Not even six months into being open, Holloman was approached by an editor of Cooking with Paula Deenmagazine. Holloman was in disbelief and even thought that it could’ve been an elaborate prank.
“She told me that the article was the top 10 cookies across America, and I still didn’t believe it,” Holloman said. “Sure enough, we were featured, which is awesome for being so new.”
In the same week that Holloman was contacted by Paula Deen, he received a call from a representative of WNCmagazine for another feature story. As the cookie company’s popularity skyrocketed, Capital at Play magazine picked up an 11-page and front-page feature of Appalachia Cookie Co.
Paula Deen recommended readers try the blueberry white chocolate oatmeal cookie, but that is only one of four very popular choices, the others being chocolate chip, cheesecake and the Ron Swanson (made with bacon, Jack Daniel’s and maple syrup).
New cookies for 2015 include Funfetti, and Holloman has thrown around other ideas, such as lavender lemon shortbread and red wine dark chocolate for Valentine’s Day.
With the huge success of 2014, 2015 has a lot to live up to with Appalachia Cookie Co. This year, Holloman sees expansion and refinement.
Appalachia Cookie Co.’s shipment operation, which was instituted in November 2014, is one venture Holloman sees as a major focus in the upcoming year.
The company has already delivered domestically to North Carolina, Georgia, Virginia, Washington, California and Hawaii. It’s also shipped to Ireland, Japan and France, but only to send cookies to long-distance friends and family. Appalachia Cookie Co. does not offer international shipping as of now.
Another venture Appalachia Cookie Co. plans to instate this year is a philanthropy endeavor overseen by director Grace Neely, called the 30/30 Project, which aims every month to ship subscribers a box of a dozen cookies for the cost of $30 monthly, while donating enough out of the $30 to the Hunger and Health Coalition to go toward supplying a local family with 30 pounds of food.
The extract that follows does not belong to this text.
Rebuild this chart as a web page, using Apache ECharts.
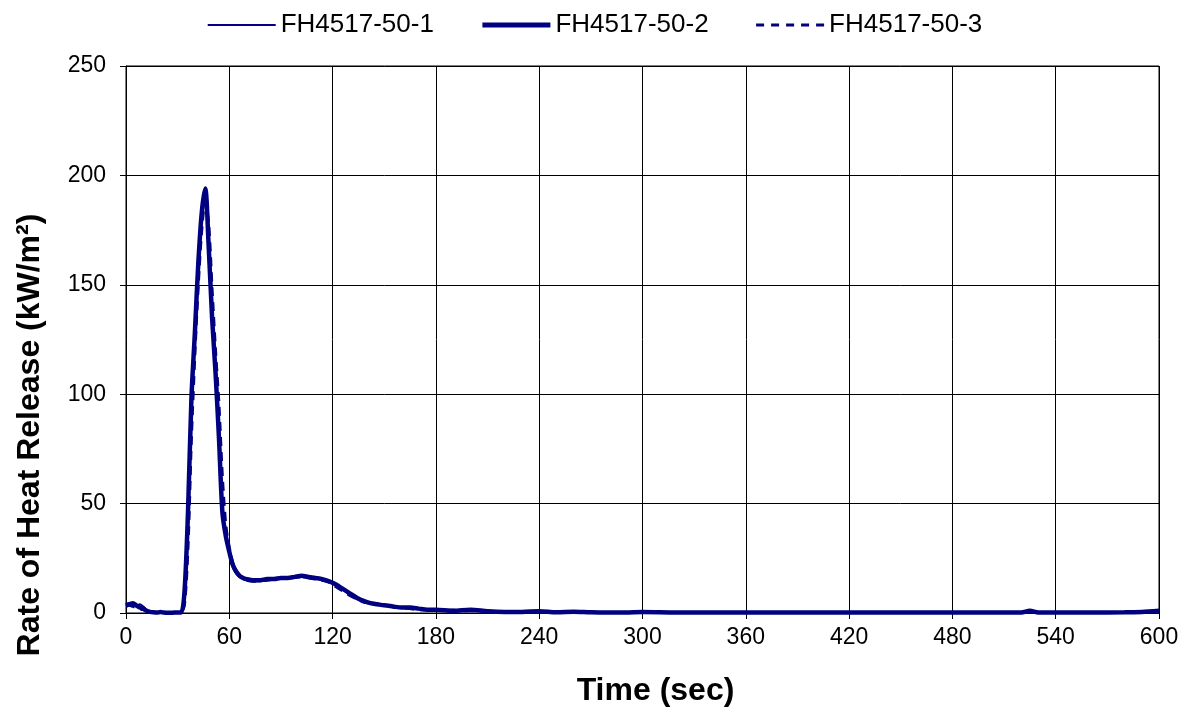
<!DOCTYPE html>
<html>
<head>
<meta charset="utf-8">
<script src="https://cdn.jsdelivr.net/npm/echarts@6/dist/echarts.min.js"></script>
<style>
  html, body { margin: 0; padding: 0; background: #fff; }
  #chart { width: 1189px; height: 708px; }
</style>
</head>
<body>
<div id="chart"></div>
<script>
//--------------------------------
// Data
//--------------------------------
const time = [
    0, 2, 4, 6, 8, 10, 12, 14, 16, 18, 20, 22, 24, 26, 28, 30,
    32, 34, 36, 38, 40, 42, 44, 46, 48, 50, 52, 54, 56, 58, 60, 62, 64, 66, 68, 70,
    74, 78, 82, 86, 90, 94, 98, 102, 106, 110, 114, 118, 122, 126, 130, 134, 138, 142, 146, 150,
    155, 160, 165, 170, 175, 180,
    190, 200, 210, 220, 230, 240, 250, 260, 270, 280, 290, 300,
    320, 340, 360, 380, 400, 420, 440, 460, 480, 500,
    520, 525, 530, 540, 560, 580, 590, 600
];

const run1 = [
    4, 4.5, 3.5, 3, 4, 3, 1.5, 0.8, 0.5, 0.3, 0.5, 0.2, 0.2, 0.2, 0.3, 0.3,
    0.5, 8, 42, 95, 130, 162, 184, 192, 168, 135, 108, 78, 46, 34, 27, 21, 18, 16.5, 15.5, 15,
    14.5, 14.5, 15, 15.5, 15.5, 16, 16.5, 16.5, 16, 16, 15, 14, 12.5, 10.5, 8.5, 6.5, 5, 4.5, 4, 3.5,
    3, 2.5, 2, 2, 1.5, 1.5,
    1.5, 1, 1, 0.5, 0.8, 0.5, 0.5, 0.3, 0.6, 0.2, 0.2, 0.2,
    0.2, 0.2, 0.2, 0.2, 0.2, 0.2, 0.2, 0.2, 0.2, 0.2,
    0.2, 0.8, 0.2, 0.2, 0.2, 0.3, 0.6, 0.8
];

const run2 = [
    3.5, 4, 4.5, 3.5, 2.5, 2, 1, 0.5, 0.3, 0.2, 0.4, 0.2, 0.1, 0.1, 0.2, 0.2,
    0.3, 10, 46, 98, 128, 160, 183, 194, 168, 135, 110, 80, 46, 35, 28, 22, 19, 17, 16, 15.5,
    15, 15, 15.5, 15.5, 16, 16, 16.5, 17, 16.5, 16, 15.5, 14.5, 13, 11, 9, 7, 5.5, 4.5, 4, 3.5,
    3, 2.5, 2.5, 2, 1.5, 1.5,
    1, 1.5, 0.8, 0.5, 0.5, 0.8, 0.3, 0.6, 0.3, 0.2, 0.2, 0.4,
    0.2, 0.2, 0.2, 0.2, 0.2, 0.2, 0.2, 0.2, 0.2, 0.2,
    0.2, 1, 0.2, 0.2, 0.2, 0.3, 0.5, 1
];

const run3 = [
    3, 3.5, 3, 2.5, 2, 1.5, 0.8, 0.4, 0.2, 0.2, 0.3, 0.2, 0.1, 0.1, 0.1, 0.2,
    0.2, 4, 30, 80, 118, 150, 175, 188, 178, 148, 120, 95, 62, 40, 30, 23, 19, 17, 16, 15,
    14.5, 15, 15, 15.5, 16, 16, 16.5, 16.5, 16, 15.5, 15, 14, 12, 10, 8, 6.5, 5, 4.5, 4, 3.5,
    3, 2.5, 2, 1.5, 1.5, 1.5,
    1, 1, 0.8, 0.5, 0.5, 0.3, 0.3, 0.3, 0.2, 0.2, 0.2, 0.2,
    0.2, 0.2, 0.2, 0.2, 0.2, 0.2, 0.2, 0.2, 0.2, 0.2,
    0.2, 0.5, 0.2, 0.2, 0.2, 0.3, 0.4, 0.8
];

const names = ['FH4517-50-1', 'FH4517-50-2', 'FH4517-50-3'];
const xTicks = { min: 0, max: 600, interval: 60 };
const yTicks = { min: 0, max: 250, interval: 50 };

//--------------------------------
// Chart
//--------------------------------
const NAVY = '#000080';
const pairs = (vals) => time.map((t, i) => [t, vals[i]]);

const myChart = echarts.init(document.getElementById('chart'));

const options = {
    animation: false,
    legend: {
        top: 7,
        left: 'center',
        itemWidth: 68,
        itemHeight: 14,
        itemGap: 46,
        itemStyle: { opacity: 0 },
        textStyle: { fontFamily: 'Liberation Sans, Arial', fontSize: 26, color: '#000' },
        data: [
            { name: names[0], lineStyle: { width: 2 } },
            { name: names[1], lineStyle: { width: 5 } },
            { name: names[2], lineStyle: { width: 3, type: [8, 7] } }
        ]
    },
    grid: {
        left: 126,
        right: 30,
        top: 66,
        bottom: 95,
        outerBoundsMode: 'none',
        show: true,
        borderColor: '#000',
        borderWidth: 1
    },
    xAxis: {
        type: 'value',
        min: xTicks.min,
        max: xTicks.max,
        interval: xTicks.interval,
        name: 'Time (sec)',
        nameLocation: 'middle',
        nameGap: 62,
        nameTextStyle: {
            fontFamily: 'Liberation Sans, Arial',
            fontSize: 32,
            fontWeight: 'bold',
            color: '#000',
            padding: [0, 0, 0, 26]
        },
        axisLine: { show: true, lineStyle: { color: '#000', width: 1 } },
        axisTick: { show: true, length: 6, lineStyle: { color: '#000' } },
        axisLabel: { fontFamily: 'Liberation Sans, Arial', fontSize: 23, color: '#000', margin: 13 },
        splitLine: { show: true, lineStyle: { color: '#000', width: 1 } }
    },
    yAxis: {
        type: 'value',
        min: yTicks.min,
        max: yTicks.max,
        interval: yTicks.interval,
        axisLine: { show: true, lineStyle: { color: '#000', width: 1 } },
        axisTick: { show: true, length: 6, lineStyle: { color: '#000' } },
        axisLabel: { fontFamily: 'Liberation Sans, Arial', fontSize: 23, color: '#000', margin: 20 },
        splitLine: { show: true, lineStyle: { color: '#000', width: 1 } }
    },
    graphic: [
        {
            type: 'text',
            x: 30,
            y: 435,
            rotation: Math.PI / 2,
            style: {
                text: 'Rate of Heat Release (kW/m²)',
                fontFamily: 'Liberation Sans, Arial',
                fontSize: 32,
                fontWeight: 'bold',
                fill: '#000',
                align: 'center',
                verticalAlign: 'middle'
            }
        }
    ],
    series: [
        {
            name: names[0],
            type: 'line',
            symbol: 'none',
            smooth: 0.3,
            lineStyle: { color: NAVY, width: 2 },
            itemStyle: { color: NAVY },
            data: pairs(run1)
        },
        {
            name: names[1],
            type: 'line',
            symbol: 'none',
            smooth: 0.3,
            lineStyle: { color: NAVY, width: 4.5 },
            itemStyle: { color: NAVY },
            data: pairs(run2)
        },
        {
            name: names[2],
            type: 'line',
            symbol: 'none',
            smooth: 0.3,
            lineStyle: { color: NAVY, width: 3, type: [9, 6] },
            itemStyle: { color: NAVY },
            data: pairs(run3)
        }
    ]
};

myChart.setOption(options);
</script>
</body>
</html>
“So the idea is that, at first, maybe we’ll have 100 subscriptions,” Holloman said. “That’ll be 3,000 pounds of food, which is kind of huge. I think as this grows, we will really be able to make a significant impact on not only our community, but also the surrounding communities and anywhere else we have locations.”
Holloman hopes the program will be up and running by February or March.
“We’re still playing around with it a little bit, and we’ll fine-tune it after we even get started, but it’ll be half a dozen of our cookie of the month and an assortment of other cookies,” Holloman said.
Also in the cards for this year, Holloman is looking for another location to set up shop, including a more central walk-in location in downtown Boone, while maintaining the current location (368-4 N.C. 105 Bypass in Boone) strictly as a shipping operation.
“It would be nice to be on King Street,” Holloman said. “I think that we could handle it. I think we would do really well down there, honestly.”
On top of larger endeavors, Holloman also said another goal in 2015 is to work on some housekeeping for the shop, like updating the website, improving delivery speed and focusing on a better quality product.
“That’s something that we are always working on,” he said. “It’s going to be exciting to see what happens.”